My suspicion is that what is happening with Clara is even more radical - we've already seen her parents before she was born (the whole leaf business) and her birth and childhood, and we've seen a character who may very well be one of her descendants. I wonder whether we're not going to see her whole life. Her story, in some ways is the Doctor's story - c.f. The Name of the Doctor. I wonder whether we're not going to see her in old age as well - he's going to visit Clara, not realising that he's doing it wildly out of sequence, and we're only seeing his visits in sequence (a sort of reverse River narrative), and some of the rather odd comments he's making might be entirely appropriate, if still a little personal. Which is all a bit tricksy and timey-wimey, and, yes, Audrey Niffenegger probably ought to be claiming royalties, but it does seem to be something Moffatt is fascinated with, and it shouldn't upset the individual stories we watch, really. If I'm right, and we do see Clara's death in old age, surrounded by her loving family, would that be a bad thing?
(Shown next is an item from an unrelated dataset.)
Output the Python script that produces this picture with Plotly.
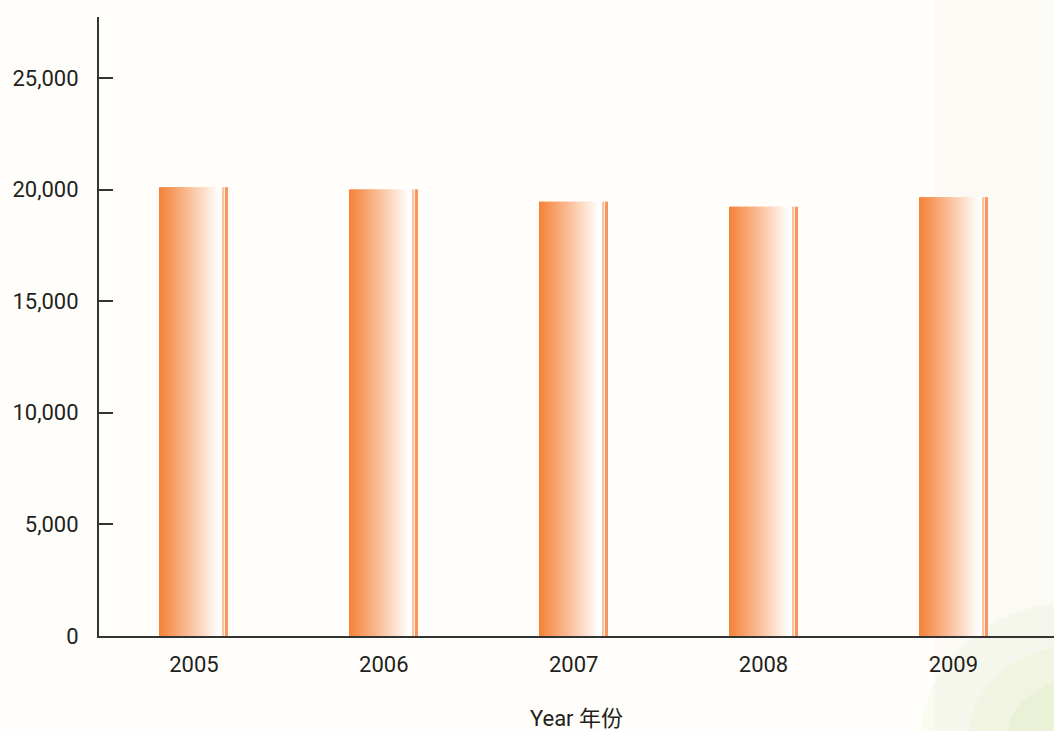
import plotly.graph_objects as go

years = ["2005", "2006", "2007", "2008", "2009"]
values = [20100, 20000, 19450, 19230, 19650]
y_ticks = [0, 5000, 10000, 15000, 20000, 25000]
x_title = "Year 年份"

fig = go.Figure()

# horizontal gradient built from thin strips of the same bar
N = 68
bar_w = 0.358
strip = bar_w / N
orange = (245, 130, 56)
white = (255, 255, 255)


def mix(c1, c2, t):
    return "rgb(%d,%d,%d)" % tuple(round(a + (b - a) * t) for a, b in zip(c1, c2))


for i in range(N):
    t = (i + 0.5) / N
    if t < 0.88:
        col = mix(orange, white, (t / 0.88) ** 1.05)
    elif t < 0.925:
        col = mix(white, white, 0)
    elif t < 0.955:
        col = mix(white, (250, 195, 160), 1)
    elif t < 0.97:
        col = mix(white, (253, 235, 222), 1)
    else:
        col = mix((247, 150, 95), white, 0)
    fig.add_trace(go.Bar(
        x=years, y=values,
        offset=-bar_w / 2 + i * strip,
        width=strip * 1.1,
        marker=dict(color=col, line=dict(width=0)),
        showlegend=False, hoverinfo="skip" if i else "x+y",
    ))

# faint background tint shapes
fig.add_shape(type="rect", xref="paper", yref="paper", x0=0.875, x1=1.0, y0=-0.2, y1=1.05,
              fillcolor="rgba(240,238,228,0.25)", line_width=0, layer="below")
for r, a in [(0.16, 0.10), (0.11, 0.14), (0.07, 0.18)]:
    fig.add_shape(type="circle", xref="paper", yref="paper",
                  x0=1.02 - r, x1=1.02 + r, y0=-0.17 - r * 1.4, y1=-0.17 + r * 1.4,
                  fillcolor="rgba(205,225,165,%.2f)" % a, line_width=0, layer="below")

fig.update_layout(
    width=1054, height=731,
    margin=dict(l=99, r=0, t=17, b=95),
    paper_bgcolor="#FFFEFA",
    plot_bgcolor="rgba(0,0,0,0)",
    barmode="overlay",
    font=dict(family="Roboto, Liberation Sans, Noto Sans CJK SC", size=22, color="#231F20"),
    xaxis=dict(
        type="category", range=[-0.5, 4.53],
        showline=True, linecolor="#333333", linewidth=2,
        ticks="", showgrid=False, zeroline=False,
        tickfont=dict(size=22), ticklabelstandoff=8,
        title=dict(text=x_title, font=dict(size=22), standoff=34),
    ),
    yaxis=dict(
        range=[0, 27730],
        tickvals=y_ticks, tickformat=",d",
        showline=True, linecolor="#333333", linewidth=2,
        ticks="inside", ticklen=14, tickwidth=2, tickcolor="#333333",
        showgrid=False, zeroline=False,
        tickfont=dict(size=22), ticklabelstandoff=14,
    ),
    hovermode="closest",
)

fig.write_html("out.html", config={"displayModeBar": False},
               post_script="document.body.style.margin='0';")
(Well, yes, death is sad - I mean would it be a dramatically or narratively bad thing?)

I realise that that's all conjecture, though. Not even conjecture. Fevered fanboy fantasy. But still. I do think that Stephen Moffatt (is he ph or v, I keep forgetting?) is taking the responsibilities of writing the companion very seriously, and trying to do justice to characters who were, traditionally, little more than disposable (with honourable exceptions). However, yes, he's doing it in a way that's an affront in some quarters, and an annoyance in others and impenetrable in still others.

I'm a perverse enough person to think that that's a good thing, though.

*And it's interesting that being in the Doctor's story is represented by a prison.

**The Paternosters seem to be in their own narrative, happy to pop up occasionally in the Doctor's as guest stars, but not subject to his story.
posted by Grangousier at 4:37 PM on September 15, 2014 [2 favorites]


(There really is no evidence for my conjecture, is there. Sigh. Please do pardon my fantasy projection.)
posted by Grangousier at 4:47 PM on September 15, 2014


Actually, Grangousier, I think you might be onto something. Moffat's been setting up a lot of parallels between Clara and the Doctor (a Doctor, if not necessarily Twelve):

- Clara's identified as "the asking-questions one" and "the carer;" both times in dialogue that frames her as the opposite of the Doctor, but really, what does he do besides run around asking questions and aggressively caring about things at people?
- She has a particular affinity for scared children -- something the Twelfth Doctor's lost or repressed but which is an important drive for both Eleven and the War Doctor, the other two Doctors Clara is closest to
- She uses her fear as a superpower and retroactively inspires the Doctor to do the same (which, yes, was convenient, but on the other hand if there's any companion who'd understand the power of that speech, it's Clara)
- She meets people asynchronously
- She's essentially died and regenerated any number of times, and because of that people have had trouble seeing her for who she really is

And then there was that speech of Robin Hood's about inspiring the people who believe in your legend to be heroes in their own right. It's as though the Twelfth Doctor is outsourcing his Doctorishness.
posted by bettafish at 5:26 PM on September 15, 2014 [1 favorite]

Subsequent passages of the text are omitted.